■ **DATA SEGMENT**:
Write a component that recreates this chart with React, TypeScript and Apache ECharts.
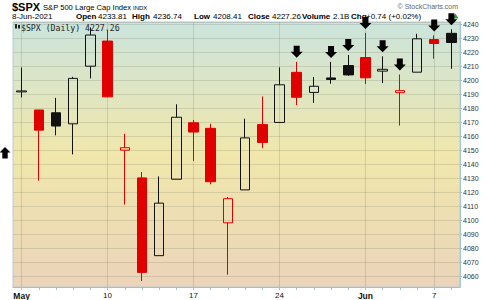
import React, { useEffect, useRef } from 'react';
import * as echarts from 'echarts';

// ---- Data (S&P 500 daily) ----
const dates = [
  '2021-05-03', '2021-05-04', '2021-05-05', '2021-05-06', '2021-05-07',
  '2021-05-10', '2021-05-11', '2021-05-12', '2021-05-13', '2021-05-14',
  '2021-05-17', '2021-05-18', '2021-05-19', '2021-05-20', '2021-05-21',
  '2021-05-24', '2021-05-25', '2021-05-26', '2021-05-27', '2021-05-28',
  '2021-06-01', '2021-06-02', '2021-06-03', '2021-06-04', '2021-06-07',
  '2021-06-08',
];
const opens = [4191.98, 4179.04, 4177.06, 4169.14, 4210.34, 4228.29, 4150.34, 4130.55, 4074.99, 4129.58, 4169.92, 4165.94, 4098.45, 4121.97, 4168.61, 4170.16, 4205.94, 4191.59, 4201.94, 4210.77, 4216.52, 4206.82, 4191.43, 4206.05, 4229.34, 4233.81];
const highs = [4209.39, 4179.04, 4187.72, 4202.70, 4238.04, 4236.39, 4162.04, 4134.73, 4131.58, 4183.13, 4171.92, 4169.15, 4116.93, 4172.80, 4188.72, 4209.52, 4213.42, 4202.61, 4213.38, 4218.36, 4234.12, 4217.37, 4204.39, 4233.45, 4232.34, 4236.74];
const lows = [4188.03, 4128.59, 4160.94, 4147.33, 4201.64, 4188.13, 4111.53, 4056.88, 4074.99, 4129.58, 4142.69, 4125.99, 4061.41, 4121.97, 4151.72, 4170.16, 4182.52, 4184.11, 4197.78, 4203.57, 4197.59, 4198.27, 4167.93, 4206.05, 4215.66, 4208.41];
const closes = [4192.66, 4164.66, 4167.59, 4201.62, 4232.60, 4188.43, 4152.10, 4063.04, 4112.50, 4173.85, 4163.29, 4127.83, 4115.68, 4159.12, 4155.86, 4197.05, 4188.13, 4195.99, 4200.88, 4204.11, 4202.04, 4208.12, 4192.85, 4229.89, 4226.52, 4227.26];
const priorClose = 4181.17; // close before the first bar (30-Apr-2021)

// days flagged with a down arrow above the high
const arrowDayIdx = [16, 18, 19, 20, 21, 22, 24, 25];

// x-axis labels
const labelIdx = [0, 5, 10, 15, 20, 24];
const labelText = ['May', '10', '17', '24', 'Jun', '7'];
const labelIsMonth = [true, false, false, false, true, false];

// y-axis range
const yMin = 4052.6;
const yMax = 4241.9;

const RED = '#e00000';
const BLACK = '#111111';
const FONT = 'Liberation Sans';

export default function App() {
  const ref = useRef<HTMLDivElement>(null);

  useEffect(() => {
    const chart = echarts.init(ref.current!, null, { renderer: 'svg' });

    const candleData = dates.map((d, i) => {
      const o = opens[i];
      const c = closes[i];
      const prev = i === 0 ? priorClose : closes[i - 1];
      const col = c >= prev ? BLACK : RED;
      const hollow = c > o;
      const fill = hollow ? 'rgba(0,0,0,0)' : col;
      return {
        value: [o, c, lows[i], highs[i]],
        itemStyle: {
          color: fill,
          color0: fill,
          borderColor: col,
          borderColor0: col,
          borderColorDoji: col,
          borderWidth: 1,
        },
      };
    });

    const arrowData = arrowDayIdx.map((i) => [dates[i], highs[i]]);

    const gridLines = labelIdx.map((i) => ({ xAxis: dates[i] }));

    const txt = (x: number, y: number, text: string, size: number, bold = false, fill = '#000', align = 'left', family = FONT) => ({
      type: 'text',
      x,
      y,
      z: 0,
      silent: true,
      style: {
        text,
        fontFamily: family,
        fontSize: size,
        fontWeight: bold ? 'bold' : 'normal',
        fill,
        align,
        verticalAlign: 'middle',
      },
    });

    const option: any = {
      animation: false,
      backgroundColor: '#ffffff',
      grid: {
        left: 13,
        right: 35,
        top: 22,
        bottom: 13,
        show: true,
        borderWidth: 1,
        borderColor: '#bccbd4',
        backgroundColor: {
          type: 'linear',
          x: 0,
          y: 0,
          x2: 0,
          y2: 1,
          colorStops: [
            { offset: 0, color: '#cbe4dc' },
            { offset: 0.5, color: '#f0e7ab' },
            { offset: 1, color: '#ebd4ba' },
          ],
        },
      },
      xAxis: {
        type: 'category',
        data: dates,
        boundaryGap: true,
        axisLine: { show: true, lineStyle: { color: '#a9bccb' } },
        axisTick: { show: true, interval: 0, alignWithLabel: true, length: 3, lineStyle: { color: '#9fc0d4' } },
        axisLabel: {
          interval: 0,
          margin: 4,
          fontFamily: FONT,
          fontSize: 8,
          color: '#111',
          formatter: (_v: string, i: number) => {
            const k = labelIdx.indexOf(i);
            if (k < 0) return '';
            return labelIsMonth[k] ? '{b|' + labelText[k] + '}' : labelText[k];
          },
          rich: { b: { fontFamily: FONT, fontSize: 8.5, fontWeight: 'bold', color: '#111' } },
        },
        splitLine: { show: false },
      },
      yAxis: {
        type: 'value',
        position: 'right',
        min: yMin,
        max: yMax,
        splitNumber: 19,
        axisLine: { show: true, lineStyle: { color: '#9fc5d6' } },
        axisTick: { show: true, length: 2, lineStyle: { color: '#9fc5d6' } },
        axisLabel: {
          fontFamily: FONT,
          fontSize: 7,
          color: '#333',
          margin: 3,
          showMinLabel: false,
          showMaxLabel: false,
          formatter: (v: number) => (Math.abs(v % 10) < 1e-6 ? String(v) : ''),
        },
        splitLine: { show: true, lineStyle: { color: 'rgba(110,110,90,0.2)', width: 1 } },
      },
      series: [
        {
          type: 'candlestick',
          barWidth: 10,
          data: candleData,
          markLine: {
            silent: true,
            z: 1,
            symbol: ['none', 'none'],
            label: { show: false },
            lineStyle: { color: 'rgba(110,110,90,0.22)', width: 1, type: 'solid' },
            data: gridLines,
          },
        },
        {
          type: 'scatter',
          data: arrowData,
          clip: false,
          silent: true,
          z: 5,
          symbol: 'path://M3,0L9,0L9,6L12,6L6,12L0,6L3,6Z',
          symbolSize: [12, 12],
          symbolOffset: [0, -10],
          itemStyle: { color: '#000', opacity: 1 },
        },
      ],
      graphic: [
        txt(12, 6.5, '$SPX', 11, true),
        txt(43, 7, 'S&P 500 Large Cap Index', 7.6),
        txt(133, 7.5, 'INDX', 6),
        txt(458, 6, '\u00A9 StockCharts.com', 7, false, '#666', 'right'),
        txt(12, 16.5, '8-Jun-2021', 8),
        txt(76, 16.5, 'Open', 8, true),
        txt(98, 16.5, '4233.81', 8),
        txt(132, 16.5, 'High', 8, true),
        txt(153, 16.5, '4236.74', 8),
        txt(194, 16.5, 'Low', 8, true),
        txt(213, 16.5, '4208.41', 8),
        txt(248, 16.5, 'Close', 8, true),
        txt(272, 16.5, '4227.26', 8),
        txt(302, 16.5, 'Volume', 8, true),
        txt(333, 16.5, '2.1B', 8),
        txt(351, 16.5, 'Chg', 8, true),
        txt(366, 16.5, '+0.74 (+0.02%)', 8),
        {
          type: 'polygon',
          silent: true,
          shape: { points: [[455.5, 13.5], [458.5, 18.5], [452.5, 18.5]] },
          style: { fill: '#2e9e3e' },
        },
        // legend icon + label inside plot
        { type: 'rect', silent: true, shape: { x: 15, y: 24, width: 2, height: 4.5 }, style: { fill: '#222' } },
        { type: 'rect', silent: true, shape: { x: 18, y: 25, width: 2, height: 3.5 }, style: { fill: '#222' } },
        txt(21, 27.5, '$SPX (Daily) 4227.26', 8.2, false, '#222', 'left', 'DejaVu Sans Mono'),
        // up arrow at left margin
        {
          type: 'polygon',
          silent: true,
          shape: {
            points: [[5, 147], [10.5, 152.5], [7.7, 152.5], [7.7, 158.5], [2.3, 158.5], [2.3, 152.5], [-0.5, 152.5]],
          },
          style: { fill: '#000' },
        },
      ],
    };

    chart.setOption(option);
    return () => chart.dispose();
  }, []);

  return <div ref={ref} style={{ position: 'absolute', left: 0, top: 0, width: 495, height: 300 }} />;
}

■ **GIVEN REQUEST**:
Output nothing but the number of lines in the data containing the string "React".

■ **RESULT**:
2